BRIEF → Return a copy of each line that holds the string "with".
● ● ● ● ●
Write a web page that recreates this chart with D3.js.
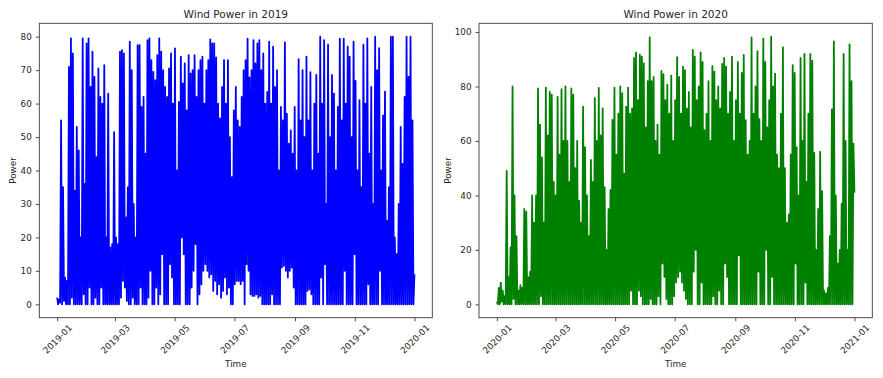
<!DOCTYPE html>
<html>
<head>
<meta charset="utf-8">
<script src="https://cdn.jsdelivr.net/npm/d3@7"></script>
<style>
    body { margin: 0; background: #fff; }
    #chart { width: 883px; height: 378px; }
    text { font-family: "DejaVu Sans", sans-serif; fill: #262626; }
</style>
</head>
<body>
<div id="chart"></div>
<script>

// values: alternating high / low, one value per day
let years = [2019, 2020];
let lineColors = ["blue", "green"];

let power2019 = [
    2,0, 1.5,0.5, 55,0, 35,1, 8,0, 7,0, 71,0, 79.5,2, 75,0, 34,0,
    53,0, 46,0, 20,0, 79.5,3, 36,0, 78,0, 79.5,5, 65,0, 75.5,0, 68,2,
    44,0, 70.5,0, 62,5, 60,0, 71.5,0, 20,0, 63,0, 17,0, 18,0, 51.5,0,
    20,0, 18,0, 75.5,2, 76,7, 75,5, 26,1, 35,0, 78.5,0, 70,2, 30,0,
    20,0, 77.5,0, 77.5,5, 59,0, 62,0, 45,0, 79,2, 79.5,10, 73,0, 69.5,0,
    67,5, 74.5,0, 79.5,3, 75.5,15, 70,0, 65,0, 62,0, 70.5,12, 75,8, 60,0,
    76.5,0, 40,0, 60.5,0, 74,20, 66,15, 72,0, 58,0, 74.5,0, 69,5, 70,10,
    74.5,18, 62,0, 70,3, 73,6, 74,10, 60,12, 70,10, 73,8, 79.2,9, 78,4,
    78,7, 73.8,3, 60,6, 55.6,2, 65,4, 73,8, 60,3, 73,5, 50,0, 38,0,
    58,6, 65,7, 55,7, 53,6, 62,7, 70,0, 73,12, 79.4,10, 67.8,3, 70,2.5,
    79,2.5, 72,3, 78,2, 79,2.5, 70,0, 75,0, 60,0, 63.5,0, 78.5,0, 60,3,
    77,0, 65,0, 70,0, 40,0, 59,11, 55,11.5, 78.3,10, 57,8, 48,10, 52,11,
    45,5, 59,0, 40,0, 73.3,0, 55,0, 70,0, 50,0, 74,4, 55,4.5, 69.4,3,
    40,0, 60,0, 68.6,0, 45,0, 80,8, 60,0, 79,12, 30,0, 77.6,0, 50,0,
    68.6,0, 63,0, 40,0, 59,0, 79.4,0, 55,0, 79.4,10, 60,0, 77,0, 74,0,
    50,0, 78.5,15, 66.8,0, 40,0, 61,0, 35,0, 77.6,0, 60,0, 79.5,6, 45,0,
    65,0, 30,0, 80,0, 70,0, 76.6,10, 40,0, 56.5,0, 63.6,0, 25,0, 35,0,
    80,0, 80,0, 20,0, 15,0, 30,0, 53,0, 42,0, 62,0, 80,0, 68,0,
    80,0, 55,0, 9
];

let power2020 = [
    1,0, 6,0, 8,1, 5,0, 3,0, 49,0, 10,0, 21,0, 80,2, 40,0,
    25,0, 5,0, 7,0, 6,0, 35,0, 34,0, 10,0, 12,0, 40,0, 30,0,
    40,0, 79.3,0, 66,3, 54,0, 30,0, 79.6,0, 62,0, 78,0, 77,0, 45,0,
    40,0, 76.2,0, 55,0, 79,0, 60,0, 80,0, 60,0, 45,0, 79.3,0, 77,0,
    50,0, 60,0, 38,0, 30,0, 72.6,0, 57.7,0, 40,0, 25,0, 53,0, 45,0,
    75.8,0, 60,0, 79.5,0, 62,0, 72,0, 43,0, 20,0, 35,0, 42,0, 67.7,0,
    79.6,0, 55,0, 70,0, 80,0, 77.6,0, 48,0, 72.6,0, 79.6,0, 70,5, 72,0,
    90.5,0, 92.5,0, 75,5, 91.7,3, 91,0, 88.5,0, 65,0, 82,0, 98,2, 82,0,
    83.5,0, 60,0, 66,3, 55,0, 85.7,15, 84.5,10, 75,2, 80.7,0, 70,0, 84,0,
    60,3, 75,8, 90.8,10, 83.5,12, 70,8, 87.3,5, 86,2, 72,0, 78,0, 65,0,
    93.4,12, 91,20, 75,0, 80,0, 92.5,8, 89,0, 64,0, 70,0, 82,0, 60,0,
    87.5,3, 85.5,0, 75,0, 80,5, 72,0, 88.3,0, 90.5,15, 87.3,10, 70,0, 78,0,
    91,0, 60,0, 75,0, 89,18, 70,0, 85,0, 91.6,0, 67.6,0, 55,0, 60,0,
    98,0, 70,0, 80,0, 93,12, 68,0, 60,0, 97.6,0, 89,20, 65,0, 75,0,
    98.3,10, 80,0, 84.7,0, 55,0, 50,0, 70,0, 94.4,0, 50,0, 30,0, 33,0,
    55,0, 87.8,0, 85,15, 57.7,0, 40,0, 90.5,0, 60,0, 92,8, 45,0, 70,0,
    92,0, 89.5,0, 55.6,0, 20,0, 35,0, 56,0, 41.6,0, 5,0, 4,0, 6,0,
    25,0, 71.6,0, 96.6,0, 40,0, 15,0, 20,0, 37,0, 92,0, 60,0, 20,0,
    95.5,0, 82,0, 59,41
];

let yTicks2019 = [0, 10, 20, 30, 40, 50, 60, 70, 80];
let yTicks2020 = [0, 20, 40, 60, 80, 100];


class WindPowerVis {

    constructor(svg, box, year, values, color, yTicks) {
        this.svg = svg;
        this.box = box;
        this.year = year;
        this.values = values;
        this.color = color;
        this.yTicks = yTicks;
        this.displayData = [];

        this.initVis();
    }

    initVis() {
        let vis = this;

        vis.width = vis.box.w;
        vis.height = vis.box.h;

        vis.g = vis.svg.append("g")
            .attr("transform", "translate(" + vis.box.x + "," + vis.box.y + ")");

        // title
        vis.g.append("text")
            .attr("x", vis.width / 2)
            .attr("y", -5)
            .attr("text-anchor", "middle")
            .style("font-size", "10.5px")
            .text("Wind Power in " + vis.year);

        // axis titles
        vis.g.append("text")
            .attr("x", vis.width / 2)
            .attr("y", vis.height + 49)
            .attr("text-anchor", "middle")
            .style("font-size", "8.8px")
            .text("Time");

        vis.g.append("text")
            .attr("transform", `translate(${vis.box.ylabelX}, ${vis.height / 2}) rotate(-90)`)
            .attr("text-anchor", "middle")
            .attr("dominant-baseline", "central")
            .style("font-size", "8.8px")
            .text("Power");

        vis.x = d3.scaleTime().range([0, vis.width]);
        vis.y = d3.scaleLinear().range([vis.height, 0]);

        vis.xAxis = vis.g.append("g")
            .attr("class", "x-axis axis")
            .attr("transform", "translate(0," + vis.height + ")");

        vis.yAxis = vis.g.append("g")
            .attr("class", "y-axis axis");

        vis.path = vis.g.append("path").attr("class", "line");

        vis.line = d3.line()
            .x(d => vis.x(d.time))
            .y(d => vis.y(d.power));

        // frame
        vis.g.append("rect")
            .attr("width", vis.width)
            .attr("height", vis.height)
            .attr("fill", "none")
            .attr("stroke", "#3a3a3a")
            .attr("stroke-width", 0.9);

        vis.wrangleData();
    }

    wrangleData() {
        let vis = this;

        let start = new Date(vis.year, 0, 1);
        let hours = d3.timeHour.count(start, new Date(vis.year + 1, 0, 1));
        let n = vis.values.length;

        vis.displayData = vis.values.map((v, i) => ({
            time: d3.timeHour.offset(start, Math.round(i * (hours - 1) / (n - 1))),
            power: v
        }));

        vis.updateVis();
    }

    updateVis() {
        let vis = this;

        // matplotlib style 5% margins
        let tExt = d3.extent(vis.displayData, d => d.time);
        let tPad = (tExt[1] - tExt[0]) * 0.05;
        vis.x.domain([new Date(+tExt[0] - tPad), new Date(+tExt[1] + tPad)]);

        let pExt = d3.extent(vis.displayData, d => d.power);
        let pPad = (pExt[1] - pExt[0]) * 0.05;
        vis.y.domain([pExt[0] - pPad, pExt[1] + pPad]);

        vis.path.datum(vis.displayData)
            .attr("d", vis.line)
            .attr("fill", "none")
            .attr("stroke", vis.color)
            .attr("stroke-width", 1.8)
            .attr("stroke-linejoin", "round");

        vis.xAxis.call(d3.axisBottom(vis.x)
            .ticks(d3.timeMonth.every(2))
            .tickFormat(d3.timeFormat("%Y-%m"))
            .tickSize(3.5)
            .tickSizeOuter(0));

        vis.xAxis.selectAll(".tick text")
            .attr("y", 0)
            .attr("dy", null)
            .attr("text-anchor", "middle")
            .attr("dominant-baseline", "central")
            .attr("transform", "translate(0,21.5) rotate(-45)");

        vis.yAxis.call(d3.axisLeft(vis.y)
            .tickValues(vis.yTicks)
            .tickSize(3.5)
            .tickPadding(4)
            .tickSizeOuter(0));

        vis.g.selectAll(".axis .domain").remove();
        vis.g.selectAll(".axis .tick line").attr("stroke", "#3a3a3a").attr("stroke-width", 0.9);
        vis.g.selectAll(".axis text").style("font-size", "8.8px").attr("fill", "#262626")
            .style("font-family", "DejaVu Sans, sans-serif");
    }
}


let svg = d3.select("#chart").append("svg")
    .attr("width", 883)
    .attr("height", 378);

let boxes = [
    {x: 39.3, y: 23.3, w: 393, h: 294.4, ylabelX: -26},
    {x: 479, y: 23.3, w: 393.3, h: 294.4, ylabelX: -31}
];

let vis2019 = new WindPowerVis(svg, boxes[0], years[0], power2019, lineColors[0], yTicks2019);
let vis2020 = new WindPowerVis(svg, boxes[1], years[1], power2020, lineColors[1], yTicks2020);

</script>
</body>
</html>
● ● ● ● ●
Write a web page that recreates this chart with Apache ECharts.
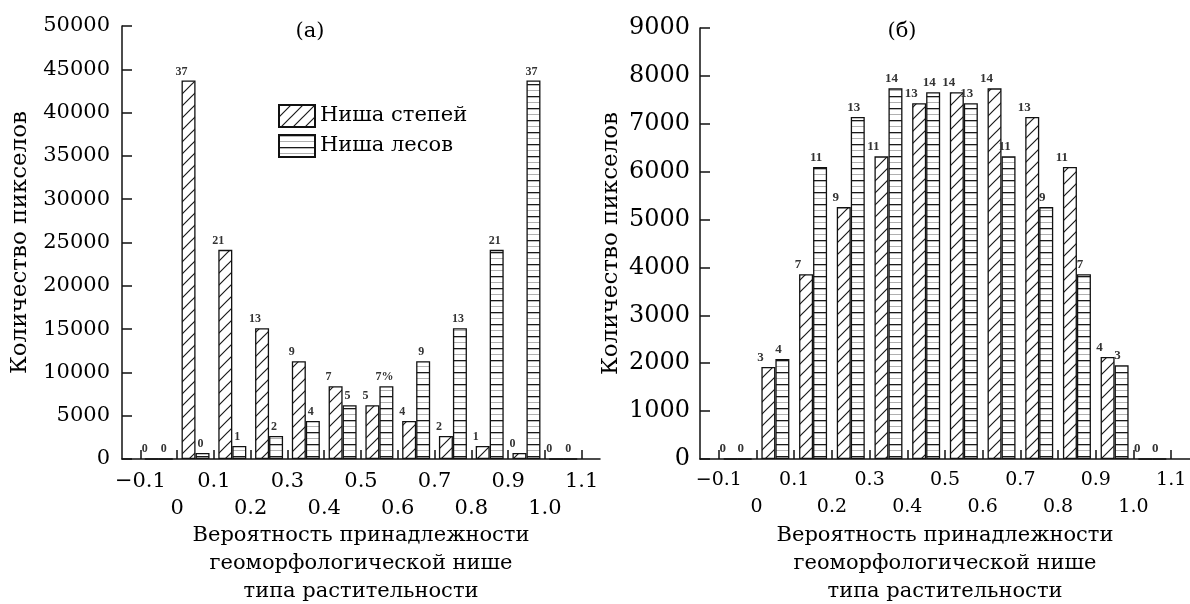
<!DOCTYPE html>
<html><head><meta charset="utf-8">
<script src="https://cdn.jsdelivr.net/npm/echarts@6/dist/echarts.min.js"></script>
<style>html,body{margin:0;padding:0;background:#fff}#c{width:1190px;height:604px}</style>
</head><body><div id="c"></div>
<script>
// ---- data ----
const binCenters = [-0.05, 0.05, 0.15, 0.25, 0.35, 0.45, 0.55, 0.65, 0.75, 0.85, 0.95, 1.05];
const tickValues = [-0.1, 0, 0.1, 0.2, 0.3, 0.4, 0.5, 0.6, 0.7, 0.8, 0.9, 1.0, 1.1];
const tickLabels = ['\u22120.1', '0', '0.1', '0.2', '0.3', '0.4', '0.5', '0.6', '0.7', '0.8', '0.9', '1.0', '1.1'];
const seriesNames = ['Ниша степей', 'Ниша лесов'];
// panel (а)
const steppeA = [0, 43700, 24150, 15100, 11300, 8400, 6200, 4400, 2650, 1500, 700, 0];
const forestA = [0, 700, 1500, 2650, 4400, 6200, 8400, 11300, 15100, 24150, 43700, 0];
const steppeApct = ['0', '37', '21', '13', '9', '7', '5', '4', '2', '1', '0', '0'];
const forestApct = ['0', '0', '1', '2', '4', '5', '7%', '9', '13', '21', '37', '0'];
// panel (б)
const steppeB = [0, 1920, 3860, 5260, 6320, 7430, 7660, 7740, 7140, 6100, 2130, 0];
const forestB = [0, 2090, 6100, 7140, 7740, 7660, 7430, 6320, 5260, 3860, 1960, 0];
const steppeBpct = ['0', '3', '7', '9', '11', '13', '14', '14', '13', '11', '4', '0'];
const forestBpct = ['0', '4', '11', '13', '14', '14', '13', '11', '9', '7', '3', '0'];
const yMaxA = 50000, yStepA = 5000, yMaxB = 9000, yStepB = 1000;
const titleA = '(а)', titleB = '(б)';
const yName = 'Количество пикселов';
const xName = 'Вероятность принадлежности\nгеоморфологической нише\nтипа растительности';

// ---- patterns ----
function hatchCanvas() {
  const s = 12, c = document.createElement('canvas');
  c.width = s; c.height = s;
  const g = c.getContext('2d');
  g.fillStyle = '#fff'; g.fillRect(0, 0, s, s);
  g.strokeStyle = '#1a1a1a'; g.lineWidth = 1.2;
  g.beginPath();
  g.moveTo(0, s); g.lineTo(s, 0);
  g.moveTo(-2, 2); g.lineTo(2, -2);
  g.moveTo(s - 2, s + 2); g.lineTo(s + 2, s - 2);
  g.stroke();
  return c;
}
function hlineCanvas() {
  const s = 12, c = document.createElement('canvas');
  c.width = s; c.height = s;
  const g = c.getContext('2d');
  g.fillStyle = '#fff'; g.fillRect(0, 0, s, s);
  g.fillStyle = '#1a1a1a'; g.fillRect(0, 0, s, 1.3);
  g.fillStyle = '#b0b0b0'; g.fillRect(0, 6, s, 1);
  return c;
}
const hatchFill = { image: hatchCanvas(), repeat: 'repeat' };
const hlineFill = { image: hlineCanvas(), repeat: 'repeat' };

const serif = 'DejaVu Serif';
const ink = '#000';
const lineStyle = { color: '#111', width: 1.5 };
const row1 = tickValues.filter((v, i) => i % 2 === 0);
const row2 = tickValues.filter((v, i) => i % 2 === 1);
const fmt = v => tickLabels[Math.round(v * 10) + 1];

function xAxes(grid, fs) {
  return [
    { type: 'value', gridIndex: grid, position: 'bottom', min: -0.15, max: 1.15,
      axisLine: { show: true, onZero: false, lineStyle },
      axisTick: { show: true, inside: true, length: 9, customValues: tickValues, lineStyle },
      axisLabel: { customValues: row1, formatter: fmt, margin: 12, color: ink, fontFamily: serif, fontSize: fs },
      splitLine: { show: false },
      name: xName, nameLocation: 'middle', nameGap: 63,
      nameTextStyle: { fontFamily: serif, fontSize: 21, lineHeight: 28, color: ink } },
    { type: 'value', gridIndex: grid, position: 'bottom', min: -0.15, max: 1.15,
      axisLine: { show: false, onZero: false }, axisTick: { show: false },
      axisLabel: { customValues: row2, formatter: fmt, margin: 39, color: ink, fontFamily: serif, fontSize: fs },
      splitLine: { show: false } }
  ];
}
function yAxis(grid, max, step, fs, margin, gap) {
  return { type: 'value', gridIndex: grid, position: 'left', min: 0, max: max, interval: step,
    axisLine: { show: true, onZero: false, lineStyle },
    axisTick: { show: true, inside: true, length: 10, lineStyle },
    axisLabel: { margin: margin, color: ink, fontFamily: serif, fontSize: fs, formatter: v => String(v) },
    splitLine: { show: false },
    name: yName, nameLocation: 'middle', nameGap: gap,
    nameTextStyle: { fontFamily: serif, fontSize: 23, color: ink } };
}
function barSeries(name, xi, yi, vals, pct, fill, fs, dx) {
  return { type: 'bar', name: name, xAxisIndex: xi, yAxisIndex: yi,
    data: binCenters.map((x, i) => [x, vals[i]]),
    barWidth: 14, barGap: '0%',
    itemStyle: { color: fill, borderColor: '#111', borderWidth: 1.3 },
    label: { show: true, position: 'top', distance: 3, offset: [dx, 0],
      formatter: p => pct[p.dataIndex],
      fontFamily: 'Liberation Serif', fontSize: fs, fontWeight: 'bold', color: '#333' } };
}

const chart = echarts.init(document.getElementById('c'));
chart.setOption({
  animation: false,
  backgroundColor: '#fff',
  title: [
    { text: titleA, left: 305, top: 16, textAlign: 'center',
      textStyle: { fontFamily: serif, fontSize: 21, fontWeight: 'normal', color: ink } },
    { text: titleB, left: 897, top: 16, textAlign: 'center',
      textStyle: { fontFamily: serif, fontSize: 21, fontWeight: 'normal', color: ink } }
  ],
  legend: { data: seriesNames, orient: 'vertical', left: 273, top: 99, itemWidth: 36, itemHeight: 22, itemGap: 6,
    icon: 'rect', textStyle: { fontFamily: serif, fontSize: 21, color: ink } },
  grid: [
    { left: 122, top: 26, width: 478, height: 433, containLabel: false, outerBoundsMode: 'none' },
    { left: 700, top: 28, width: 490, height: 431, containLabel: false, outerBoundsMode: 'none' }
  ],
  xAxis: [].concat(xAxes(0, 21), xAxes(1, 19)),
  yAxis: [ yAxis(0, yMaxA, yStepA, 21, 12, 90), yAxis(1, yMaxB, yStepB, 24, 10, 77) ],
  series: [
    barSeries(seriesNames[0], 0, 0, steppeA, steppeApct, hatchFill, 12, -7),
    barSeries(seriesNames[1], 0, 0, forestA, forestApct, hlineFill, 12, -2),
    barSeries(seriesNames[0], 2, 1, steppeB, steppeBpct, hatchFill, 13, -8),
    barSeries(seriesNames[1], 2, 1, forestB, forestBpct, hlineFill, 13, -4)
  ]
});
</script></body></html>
● ● ● ● ●
FULL SOLUTION →
Write a web page that recreates this chart with D3.js.
Write a web page that recreates this chart with Apache ECharts.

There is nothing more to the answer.